In a study at the University of Pittsburgh Medical Center conducted with patients hospitalized with psychiatric disturbances related to dementia, patients receiving citalopram experienced similar results, or a 32% reduction in relieving hallucinations, delusions, and suspicious thoughts while those in the atypical antipsychotic risperidone (Risperadal) group had a 35% reduction. However, the patients receiving citalopram experienced a 4% reduction in side effects compared with a 19% increase in side effects in patients receiving risperidone.5
Many antidepressants have been shown to have favorable effects on anxiety, sleep disturbance, and agitated behaviors. Practical suggestions on ways to implement the use of antidepressants for behaviors may include selecting an agent based on the known beneficial effects and the specific behavioral symptoms exhibited.
SSRIs such as escitalopram (Lexapro) and sertraline have indications to treat anxiety. Because anxiety and agitation are often closely related, a reasonable selection of one of these antidepressants may be made for those dementia patients exhibiting signs and symptoms of depression with anxious agitated behaviors.
Prescribers may choose to start antidepressant medications such as SSRIs while slowly reducing or eliminating the use of higher risk medications, such as antipsychotics and benzodiazepines that are often used for anxiety. This can have further benefits for the patient since these medications are known to increase confusion and fall risk.
Depression is known to affect sleep in many patients with and without dementia. Patients receive benzodiazepines or hypnotic medications such as zolpidem (Ambien) for sleep, which has been linked to early morning falls. Physicians may choose to utilize the antidepressant mirtazepine (Remeron) at a dose of 30 mg for which there are studies showing improved sleep continuity long term.
Patients with dementia and diabetic neuropathy who exhibit undesirable behaviors may be experiencing pain. Consideration for this type of patient may be given to duloxetine (Cymbalta), an antidepressant known to help neuropathic pain and depression.

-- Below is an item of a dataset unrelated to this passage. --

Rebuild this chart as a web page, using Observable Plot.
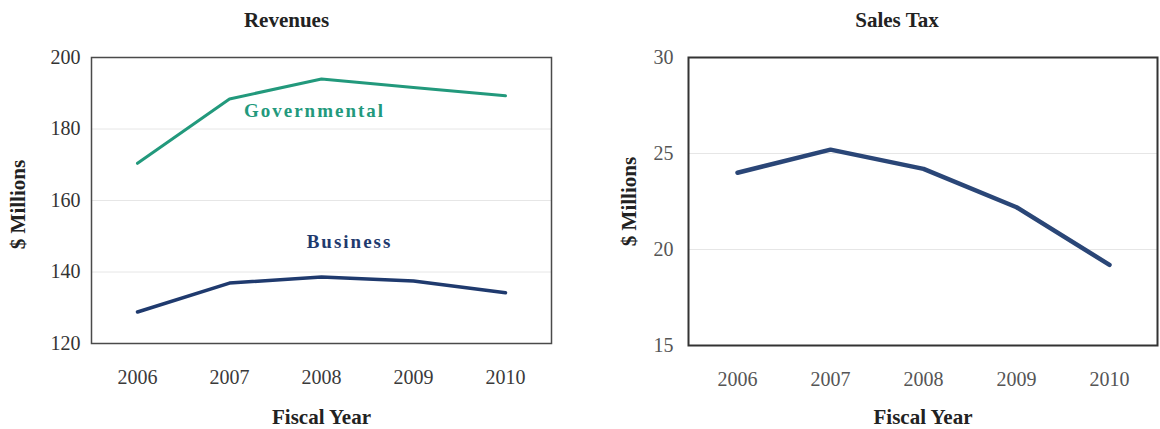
<!DOCTYPE html>
<html>
<head>
<meta charset="utf-8">
<script src="https://cdn.jsdelivr.net/npm/d3@7"></script>
<script src="https://cdn.jsdelivr.net/npm/@observablehq/plot@0.6"></script>
<style>
  html, body { margin: 0; padding: 0; background: #fff; }
  #wrap { display: flex; width: 1160px; height: 429px; }
  svg { font-family: "Liberation Serif", "DejaVu Serif", serif; }
</style>
</head>
<body>
<div id="wrap"></div>
<script>
// ---- data ----
const years = ["2006", "2007", "2008", "2009", "2010"];
const governmental = [170.4, 188.4, 194.0, 191.6, 189.3];
const business = [128.8, 136.9, 138.6, 137.5, 134.2];
const salesTax = [24.0, 25.2, 24.2, 22.2, 19.2];
const revenueTicks = [120, 140, 160, 180, 200];
const taxTicks = [15, 20, 25, 30];
const revenueGrid = [140, 160, 180];
const taxGrid = [20, 25];
const govLabel = [{name: "Governmental", year: "2008", value: 185.2}];
const busLabel = [{name: "Business", year: "2008", value: 148.3}];
const titles = ["Revenues", "Sales Tax"];
const xLabel = "Fiscal Year";
const yLabel = "$ Millions";

const govRows = years.map((y, i) => ({year: y, value: governmental[i]}));
const busRows = years.map((y, i) => ({year: y, value: business[i]}));
const taxRows = years.map((y, i) => ({year: y, value: salesTax[i]}));

const GOV = "#22997c";
const BUS = "#1f3a6e";
const TAX = "#2a4677";

const left = Plot.plot({
  width: 580, height: 429,
  marginLeft: 91, marginRight: 29, marginTop: 57, marginBottom: 86,
  x: {type: "point", domain: years, padding: 0.5},
  y: {domain: [120, 200]},
  marks: [
    Plot.ruleY(revenueGrid, {stroke: "#e6e6e6", strokeWidth: 1}),
    Plot.axisY({ticks: revenueTicks, tickSize: 0, tickPadding: 11, fontSize: 20, color: "#333", label: null, tickFormat: d => String(d)}),
    Plot.axisX({tickSize: 0, tickPadding: 26, fontSize: 20, color: "#3a3a3a", label: null}),
    Plot.line(govRows, {x: "year", y: "value", stroke: GOV, strokeWidth: 3}),
    Plot.line(busRows, {x: "year", y: "value", stroke: BUS, strokeWidth: 3.5}),
    Plot.text(govLabel, {x: "year", y: "value", text: "name", dx: -7, fill: GOV, fontSize: 19, fontWeight: "bold"}),
    Plot.text(busLabel, {x: "year", y: "value", text: "name", dx: 28, fill: BUS, fontSize: 19, fontWeight: "bold"}),
    Plot.frame({stroke: "#4a4a4a", strokeWidth: 1.5}),
    Plot.text([titles[0]], {text: d => d, frameAnchor: "top", lineAnchor: "middle", dy: -37, dx: -35, fontSize: 21, fontWeight: "bold", fill: "#222"}),
    Plot.text([xLabel], {text: d => d, frameAnchor: "bottom", lineAnchor: "middle", dy: 74, fontSize: 21, fontWeight: "bold", fill: "#222"}),
    Plot.text([yLabel], {text: d => d, frameAnchor: "left", textAnchor: "middle", lineAnchor: "middle", dx: -73, dy: 4, rotate: -90, fontSize: 21, fontWeight: "bold", fill: "#222"})
  ]
});

const right = Plot.plot({
  width: 580, height: 429,
  marginLeft: 108, marginRight: 3, marginTop: 57, marginBottom: 84,
  x: {type: "point", domain: years, padding: 0.5},
  y: {domain: [15, 30]},
  marks: [
    Plot.ruleY(taxGrid, {stroke: "#e6e6e6", strokeWidth: 1}),
    Plot.axisY({ticks: taxTicks, tickSize: 0, tickPadding: 15, fontSize: 20, color: "#555", label: null, tickFormat: d => String(d)}),
    Plot.axisX({tickSize: 0, tickPadding: 26, fontSize: 20, color: "#555", label: null}),
    Plot.line(taxRows, {x: "year", y: "value", stroke: TAX, strokeWidth: 4.5}),
    Plot.frame({stroke: "#333", strokeWidth: 2}),
    Plot.text([titles[1]], {text: d => d, frameAnchor: "top", lineAnchor: "middle", dy: -37, dx: -26, fontSize: 21, fontWeight: "bold", fill: "#222"}),
    Plot.text([xLabel], {text: d => d, frameAnchor: "bottom", lineAnchor: "middle", dy: 72, fontSize: 21, fontWeight: "bold", fill: "#222"}),
    Plot.text([yLabel], {text: d => d, frameAnchor: "left", textAnchor: "middle", lineAnchor: "middle", dx: -59, rotate: -90, fontSize: 21, fontWeight: "bold", fill: "#222"})
  ]
});

const wrap = document.getElementById("wrap");
wrap.appendChild(left);
wrap.appendChild(right);

d3.selectAll("svg text").filter(function() {
  return this.textContent === "Governmental" || this.textContent === "Business";
}).style("letter-spacing", "2px");
</script>
</body>
</html>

Pharmacological choices with FDA-approved indications and clear evidence in targeting behaviors in dementia are limited. However, improved nonpharmacological interventions, in addition to focused patient individualized prescribing targeting common underlying causes of behaviors seen in dementia patients, may allow for improved behavior symptom control with less risk than is currently seen today utilizing atypical antipsychotic medications.
— Mark D. Coggins, PharmD, CGP, FASCP, is the national director of clinical pharmacy services for more than 300 skilled nursing homes operated by Golden Living. He was recognized by the Commission for Certification in Geriatric Pharmacy with the 2010 Excellence in Geriatric Pharmacy Practice Award.
1. Gurwitz JH, Field TS, Harrold LR, et al. Incidence and preventability of adverse drug events among older persons in the ambulatory setting. JAMA. 2003;289(9);1107-1116.
2. Coggins M, Evans MP, Bruce C. Effect of an interdisciplinary team approach to psychotropic drug reduction and elimination on quality measures and other clinical outcomes in skilled nursing facilities (SNFs): the Medication Evaluation Trial (MET trial). JAMDA. 2010;11(3):B9.
3. Husebo BS, Ballard C, Sandvik R, Bjarte Nilsen O, Aarsland D. Efficacy in treating pain to reduce behavioural disturbances in residents of nursing homes with dementia: cluster randomized clinical trial. BMJ. 2011;343:d4065.
4. Gauthier S, Wirth Y, Möbius HJ. Effects of memantine on behavioural symptoms in Alzheimer’s disease patients: an analysis of the neuropsychiatric inventory (NPI) data of two randomized, controlled studies. Int J Geriatr Psychiatry. 2005;20(5):459-464.
5. Pollock BG, Mulsant BH, Rosen J, et al. A double-blind comparison of citalopram and risperidone for the treatment of behavioral and psychotic symptoms associated with dementia. Am J Geriatr Psychiatry. 2007;15(11):942-952.